DOL Announces Fall 2025 Unified Agenda; OSHA and MSHA List 43 Proposed Rules as OSHA Seeks to Change Respirator Medical Evaluations

DOL Announces Fall 2025 Unified Agenda; OSHA and MSHA List 43 Proposed Rules as OSHA Seeks to Change Respirator Medical Evaluations

The Department of Labor released its Fall 2025 Unified Agenda on September 4, 2025, while OSHA proposed to eliminate medical evaluations for certain respirators and extended the comment period. Planning implications hinge on which proposals become final and when.

Executive Summary

The Department of Labor announced its Unified Agenda on September 4, 2025, covering nearly 150 regulatory items, including 43 proposed OSHA/MSHA rules and a July 1 OSHA proposal to eliminate medical evaluations for certain respirators (OSHA; U.S. Department of Labor; Safety+Health Magazine; Parker Poe). This matters for budgeting toward compliance systems and pilots. Core uncertainty remains the timing and final content of these proposals, which have not yet been finalized (Ogletree Deakins).

Background

On September 4, 2025, the Department of Labor announced its Unified Agenda of Regulatory and Deregulatory Actions, which includes nearly 150 proposals across DOL agencies (OSHA; U.S. Department of Labor). As part of this cycle, OSHA and MSHA together listed 43 proposed rules as of July 1, 2025 (OSHA: 25; MSHA: 18) (Safety+Health Magazine). Also on July 1, OSHA proposed to eliminate medical evaluations for certain respirators and later extended the comment deadline to November 1, 2025 (Parker Poe; Ogletree Deakins).

Key Provisions

  • DOL’s Fall 2025 Unified Agenda was announced September 4, 2025, signaling the administration’s updated rulemaking priorities across OSHA, MSHA, and other agencies (OSHA). The agenda spans nearly 150 proposals under DOL’s jurisdiction (U.S. Department of Labor).
  • OSHA and MSHA collectively listed 43 proposed rules as of July 1, 2025, with OSHA accounting for 25 and MSHA for 18 (Safety+Health Magazine). This volume suggests multiple items that could affect compliance workflows depending on final content and timelines (Safety+Health Magazine).
  • On July 1, 2025, OSHA proposed eliminating medical evaluation requirements for filtering facepiece respirators (e.g., N95s) and loose-fitting powered air-purifying respirators (PAPRs) (Parker Poe). This proposal, if finalized, would narrow respirator medical surveillance obligations for those device types in OSHA-covered operations (Parker Poe).
  • The same OSHA proposal would not change medical evaluation requirements for tight-fitting air-purifying or supplied-air respirators, which would remain subject to existing medical evaluation rules (EHS Law Insights).
  • OSHA extended the comment period for the respirator medical evaluation proposal to November 1, 2025, indicating that any final rule and effective date will follow post-comment deliberation (Ogletree Deakins).

Decision Framework

Two threshold questions drive budget timing for Q1 2026: which OSHA/MSHA proposals are likely to impose new systems requirements in your footprint, and what lead time your internal pilot-and-rollout model requires. A third question is jurisdictional: the split of OSHA- versus MSHA-covered operations in your portfolio.

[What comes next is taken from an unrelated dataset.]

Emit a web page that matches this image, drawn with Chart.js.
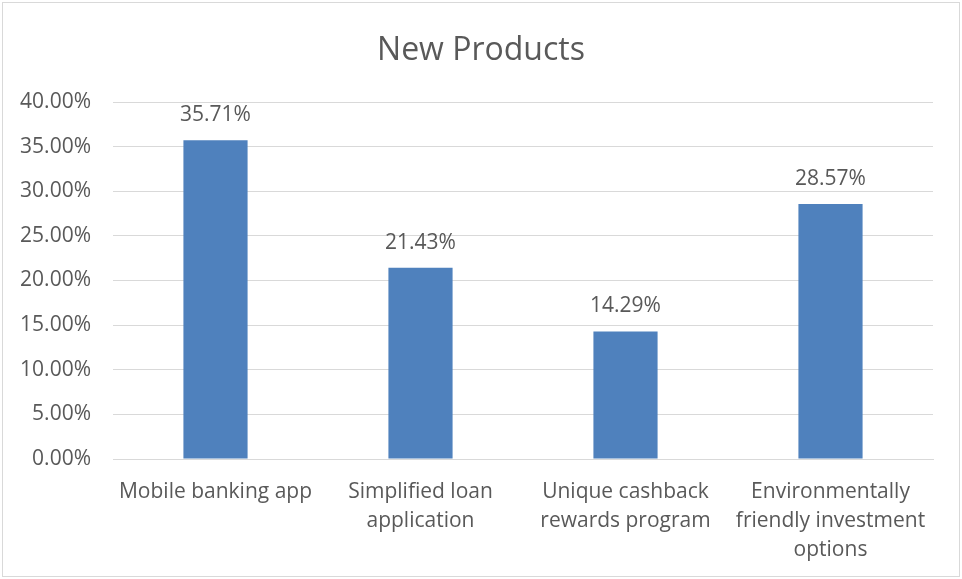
<!DOCTYPE html>
<html>
<head>
<meta charset="utf-8">
<script src="https://cdn.jsdelivr.net/npm/chart.js@4.4.0/dist/chart.umd.min.js"></script>
<style>
html,body{margin:0;padding:0;background:#fff;}
#wrap{position:absolute;left:0;top:0;width:962px;height:579px;}
</style>
</head>
<body>
<div id="wrap"><canvas id="c" width="962" height="579"></canvas></div>
<script>
const categories = [
  ["Mobile banking app"],
  ["Simplified loan", "application"],
  ["Unique cashback", "rewards program"],
  ["Environmentally", "friendly investment", "options"]
];
const values = [0.3571, 0.2143, 0.1429, 0.2857];
const valueLabels = ["35.71%", "21.43%", "14.29%", "28.57%"];
const chartTitle = "New Products";

const FONT = "'Open Sans', 'Liberation Sans', sans-serif";
const TXT = "#595959";

const borderPlugin = {
  id: 'frame',
  beforeDraw(chart) {
    const ctx = chart.ctx;
    ctx.save();
    ctx.fillStyle = '#fff';
    ctx.fillRect(0, 0, chart.width, chart.height);
    ctx.strokeStyle = '#d9d9d9';
    ctx.lineWidth = 1;
    ctx.strokeRect(2.5, 2.5, chart.width - 5, chart.height - 5);
    ctx.restore();
  }
};

const dataLabelPlugin = {
  id: 'dataLabels',
  afterDatasetsDraw(chart) {
    const ctx = chart.ctx;
    const meta = chart.getDatasetMeta(0);
    ctx.save();
    ctx.fillStyle = TXT;
    ctx.font = "21px " + FONT;
    ctx.textAlign = 'center';
    ctx.textBaseline = 'middle';
    meta.data.forEach((bar, i) => {
      ctx.fillText(valueLabels[i], bar.x, bar.y - 25);
    });
    ctx.restore();
  }
};

new Chart(document.getElementById('c'), {
  type: 'bar',
  data: {
    labels: categories,
    datasets: [{
      data: values,
      backgroundColor: '#4f81bd',
      borderWidth: 0,
      barPercentage: 0.313,
      categoryPercentage: 1.0
    }]
  },
  plugins: [borderPlugin, dataLabelPlugin],
  options: {
    responsive: false,
    animation: false,
    devicePixelRatio: 1,
    layout: { padding: { left: 0, right: 0, top: 0, bottom: 0 } },
    plugins: {
      legend: { display: false },
      tooltip: { enabled: false },
      title: {
        display: true,
        text: chartTitle,
        color: TXT,
        font: { family: FONT, size: 32, weight: 'normal', lineHeight: 1.2 },
        padding: { top: 32, bottom: 31.6 }
      }
    },
    scales: {
      x: {
        grid: { display: false, drawTicks: false },
        border: { display: true, color: '#d9d9d9', width: 1 },
        ticks: {
          color: TXT,
          font: { family: FONT, size: 21, lineHeight: 1.38 },
          padding: 18.5,
          maxRotation: 0,
          autoSkip: false
        },
        afterFit(scale) { scale.height = 120; }
      },
      y: {
        min: 0,
        max: 0.4,
        grid: { color: '#d9d9d9', drawTicks: false, lineWidth: 1 },
        border: { display: false },
        ticks: {
          stepSize: 0.05,
          color: TXT,
          font: { family: FONT, size: 21 },
          padding: 22,
          callback: v => (v * 100).toFixed(2) + '%'
        },
        afterFit(scale) { scale.width = 113; }
      },
      yRight: {
        position: 'right',
        min: 0,
        max: 0.4,
        grid: { display: false, drawTicks: false },
        border: { display: false },
        ticks: { display: false },
        afterFit(scale) { scale.width = 29; }
      }
    }
  }
});
</script>
</body>
</html>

  • If your operations include OSHA-covered sites that primarily use FFRs or loose-fitting PAPRs, then a final OSHA rule eliminating medical evaluations for those respirators could reduce medical surveillance system scope; until finalized, treat this as a proposal with an open docket through November 1, 2025 (Parker Poe; Ogletree Deakins).
  • If your portfolio is predominantly MSHA-regulated, then the OSHA respirator proposal may not materially change MSHA-focused compliance system needs; prioritize assessing the 18 MSHA proposals listed in the agenda for potential plan-approval or data/recordkeeping impacts (Safety+Health Magazine).
  • If your budget governance makes Q1 2026 the last practical funding window before late 2026, then any slippage in agency timelines could affect readiness; align allocations with DOL’s agenda cadence and OSHA’s post-comment schedule rather than assuming specific effective dates (U.S. Department of Labor; Ogletree Deakins).
  • Before deciding, confirm: which of the 43 July 2025 OSHA/MSHA proposals plausibly require new systems in your environment; your OSHA vs. MSHA jurisdiction split; and your pilot duration and integration dependencies that drive lead time (Safety+Health Magazine).

What We’re Monitoring

  • OSHA respirator medical evaluation rule docket: post-comment actions and any final rule/effective date following the November 1, 2025 comment close (Ogletree Deakins).
  • DOL Unified Agenda item updates and prioritization to gauge likely sequencing and timing across OSHA/MSHA proposals (U.S. Department of Labor).
  • OSHA/MSHA agenda summaries highlighting proposal counts and any shifts in focus that could signal near-term system impacts (Safety+Health Magazine; OSHA).